My personal background in swimming is quite unique. I trained and competed with the same club for years until I was 12 and got glandular fever just like loads of teenagers my age, but this lead to a spiral of ill health and a diagnosis of Systemic Lupus. My joints were the culprit of my initial drop out from swimming. I tried, on several occasions, to get back to swimming but when you have become unfit and are trying to use swollen painful joints it is very disheartening. This is going back 15 years where coaching was one size fits all, if you can’t keep up, tough! Coaching then was very different than it is now. “What is the point? I can’t do it, I hate it, what is the point in trying?!””
As my initial blog explains, my journey through swimming and coaching has been exciting. It has been long, at times horrific and yet so beneficial. I learn best when I am given the time to really focus on what I am doing, whether that takes 2 weeks, 2 years or 20 years. After heart surgery and an epilepsy diagnoses I am back training and competing. I swim 5 times a week and do gym sessions 2 or 3 times a week. I have been a coach and am now being coached. Many people think I am insane after what my body has been through and numerous times a particular conversation crops up,
“I can’t, sorry. I’ve got training”
And again the same question;
“What is the point, don’t you get bored? I mean it’s not like you are going to the Olympics or anything!”
…….awkward silence.
How many of us have had this conversation? Not just in swimming but in any sport or any activity we participate in regularly. Recently I was asked “So if you aren’t going to be, like, in the Olympics or anything, what’s the point?”
Is that really the be all and end all!?
The point is a shear love of the sport, it is engrained in me. I spend more time at the pool or in the gym with the same group of friends or, as we refer to ourselves, our swimming family than I do with my own family.
It is important, at ANY level to take stock. Think about what you have done, what you are going achieve and what you are going to do to get there.
The point is;
Do you love swimming?
Do you want to swim?
What would you be doing if you didn’t swim?
What is it about swimming that makes you get in that pool when everyone else is doing something else?
The same goes for coaching.
What’s the point when those kids aren’t even going to “make it”?
Why would you give up “family time” or long mornings, evenings and weekends to watch kids go up and down in lines?
Hindsight can be a wonderful thing. I look back and remember many, many times thinking “what’s the point?” as both a swimmer and a coach. It is only now I can look back and then look forwards up that swimming lane and the same black line I follow for every training session and think; that was the point.

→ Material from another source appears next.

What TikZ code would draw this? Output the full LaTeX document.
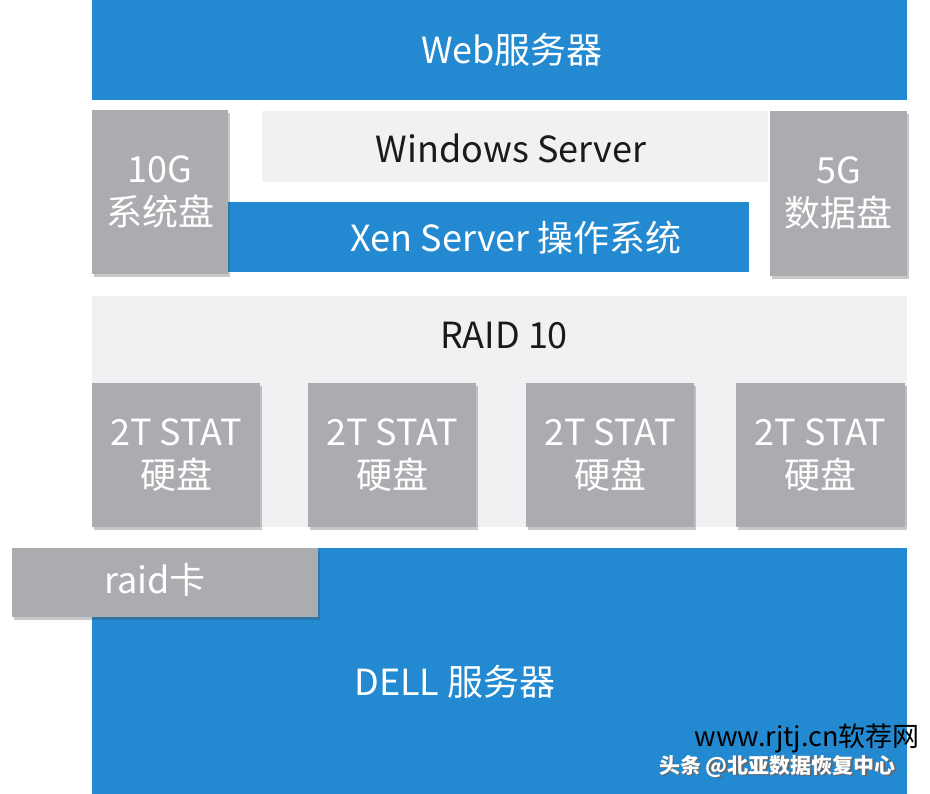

As a coach I watched those children leave the pool stood up tall with a head held high, that is why! That is the point!
As a swimmer I leave that pool stood up tall with my head held high and think at what I have done. I am my own worst critic thinking “that wasn’t good enough” “if I had just done that” but again that is the point in getting back in the pool the next night and many more after that.
The point being that I am a swimmer and swimming is me.